* The problem *
Copy out, unchanged, every line from the start of the records to the line that contains "const ink = '#333';", and stop there.

Data listing
··········

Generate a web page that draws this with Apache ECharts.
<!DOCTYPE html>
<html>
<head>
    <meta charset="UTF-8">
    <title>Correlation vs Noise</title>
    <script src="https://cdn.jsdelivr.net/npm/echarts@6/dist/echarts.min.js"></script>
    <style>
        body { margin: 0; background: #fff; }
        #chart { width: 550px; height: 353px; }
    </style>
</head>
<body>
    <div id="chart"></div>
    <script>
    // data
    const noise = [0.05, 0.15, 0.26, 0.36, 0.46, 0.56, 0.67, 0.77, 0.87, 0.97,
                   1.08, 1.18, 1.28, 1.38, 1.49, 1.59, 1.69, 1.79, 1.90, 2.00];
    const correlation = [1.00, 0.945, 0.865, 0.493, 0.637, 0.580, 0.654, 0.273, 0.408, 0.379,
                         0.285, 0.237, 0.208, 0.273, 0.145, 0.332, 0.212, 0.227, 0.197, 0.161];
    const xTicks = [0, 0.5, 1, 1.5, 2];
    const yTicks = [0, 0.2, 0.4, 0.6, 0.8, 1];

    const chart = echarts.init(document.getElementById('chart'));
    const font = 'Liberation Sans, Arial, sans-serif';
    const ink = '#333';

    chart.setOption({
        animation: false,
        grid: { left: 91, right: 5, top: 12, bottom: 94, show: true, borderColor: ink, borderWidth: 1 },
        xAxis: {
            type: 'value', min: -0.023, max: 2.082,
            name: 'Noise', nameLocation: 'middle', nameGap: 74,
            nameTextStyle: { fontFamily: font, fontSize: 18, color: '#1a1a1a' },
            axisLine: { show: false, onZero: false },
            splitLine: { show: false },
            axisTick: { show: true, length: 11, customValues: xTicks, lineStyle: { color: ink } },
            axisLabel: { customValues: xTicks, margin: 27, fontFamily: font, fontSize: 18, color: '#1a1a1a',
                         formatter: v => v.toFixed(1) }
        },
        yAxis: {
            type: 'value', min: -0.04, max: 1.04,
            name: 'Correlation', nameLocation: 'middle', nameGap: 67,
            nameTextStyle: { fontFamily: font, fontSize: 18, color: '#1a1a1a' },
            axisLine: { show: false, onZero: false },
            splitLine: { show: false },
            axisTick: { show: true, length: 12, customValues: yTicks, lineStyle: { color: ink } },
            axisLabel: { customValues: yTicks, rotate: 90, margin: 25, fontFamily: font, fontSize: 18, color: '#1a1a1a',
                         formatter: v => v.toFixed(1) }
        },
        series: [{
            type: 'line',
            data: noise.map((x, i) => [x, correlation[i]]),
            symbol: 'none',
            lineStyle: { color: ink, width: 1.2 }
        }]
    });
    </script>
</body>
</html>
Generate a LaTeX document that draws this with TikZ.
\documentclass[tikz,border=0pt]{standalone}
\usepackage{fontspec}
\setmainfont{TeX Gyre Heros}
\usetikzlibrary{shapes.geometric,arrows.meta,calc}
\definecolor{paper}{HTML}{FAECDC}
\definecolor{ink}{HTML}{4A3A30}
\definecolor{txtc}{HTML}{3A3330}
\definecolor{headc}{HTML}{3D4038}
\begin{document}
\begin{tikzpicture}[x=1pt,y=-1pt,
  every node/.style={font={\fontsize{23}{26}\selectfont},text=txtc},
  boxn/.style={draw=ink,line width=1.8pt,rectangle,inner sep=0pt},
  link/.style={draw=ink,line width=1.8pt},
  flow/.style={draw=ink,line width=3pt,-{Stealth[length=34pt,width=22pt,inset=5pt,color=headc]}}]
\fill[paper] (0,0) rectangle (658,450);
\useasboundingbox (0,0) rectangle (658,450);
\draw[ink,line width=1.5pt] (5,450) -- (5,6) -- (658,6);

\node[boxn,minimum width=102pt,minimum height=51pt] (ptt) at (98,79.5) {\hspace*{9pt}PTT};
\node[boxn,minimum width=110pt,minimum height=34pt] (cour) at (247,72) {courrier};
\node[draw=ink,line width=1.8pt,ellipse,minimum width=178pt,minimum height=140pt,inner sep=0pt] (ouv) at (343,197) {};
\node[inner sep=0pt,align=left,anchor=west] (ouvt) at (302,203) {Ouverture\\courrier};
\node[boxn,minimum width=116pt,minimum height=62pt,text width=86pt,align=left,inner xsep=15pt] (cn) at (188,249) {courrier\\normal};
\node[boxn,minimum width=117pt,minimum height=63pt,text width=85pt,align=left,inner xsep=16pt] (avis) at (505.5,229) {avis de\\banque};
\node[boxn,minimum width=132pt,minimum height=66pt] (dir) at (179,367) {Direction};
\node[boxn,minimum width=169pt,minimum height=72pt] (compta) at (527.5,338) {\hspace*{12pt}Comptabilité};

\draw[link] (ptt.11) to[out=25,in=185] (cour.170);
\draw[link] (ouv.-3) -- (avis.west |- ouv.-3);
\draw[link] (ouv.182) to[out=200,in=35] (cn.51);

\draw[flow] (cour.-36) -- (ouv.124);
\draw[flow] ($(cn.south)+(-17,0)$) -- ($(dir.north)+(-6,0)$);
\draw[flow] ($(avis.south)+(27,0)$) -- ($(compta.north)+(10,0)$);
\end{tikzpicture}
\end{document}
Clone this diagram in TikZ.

··········

* Response to the exercise *
Generate a web page that draws this with Apache ECharts.
<!DOCTYPE html>
<html>
<head>
    <meta charset="UTF-8">
    <title>Correlation vs Noise</title>
    <script src="https://cdn.jsdelivr.net/npm/echarts@6/dist/echarts.min.js"></script>
    <style>
        body { margin: 0; background: #fff; }
        #chart { width: 550px; height: 353px; }
    </style>
</head>
<body>
    <div id="chart"></div>
    <script>
    // data
    const noise = [0.05, 0.15, 0.26, 0.36, 0.46, 0.56, 0.67, 0.77, 0.87, 0.97,
                   1.08, 1.18, 1.28, 1.38, 1.49, 1.59, 1.69, 1.79, 1.90, 2.00];
    const correlation = [1.00, 0.945, 0.865, 0.493, 0.637, 0.580, 0.654, 0.273, 0.408, 0.379,
                         0.285, 0.237, 0.208, 0.273, 0.145, 0.332, 0.212, 0.227, 0.197, 0.161];
    const xTicks = [0, 0.5, 1, 1.5, 2];
    const yTicks = [0, 0.2, 0.4, 0.6, 0.8, 1];

    const chart = echarts.init(document.getElementById('chart'));
    const font = 'Liberation Sans, Arial, sans-serif';
    const ink = '#333';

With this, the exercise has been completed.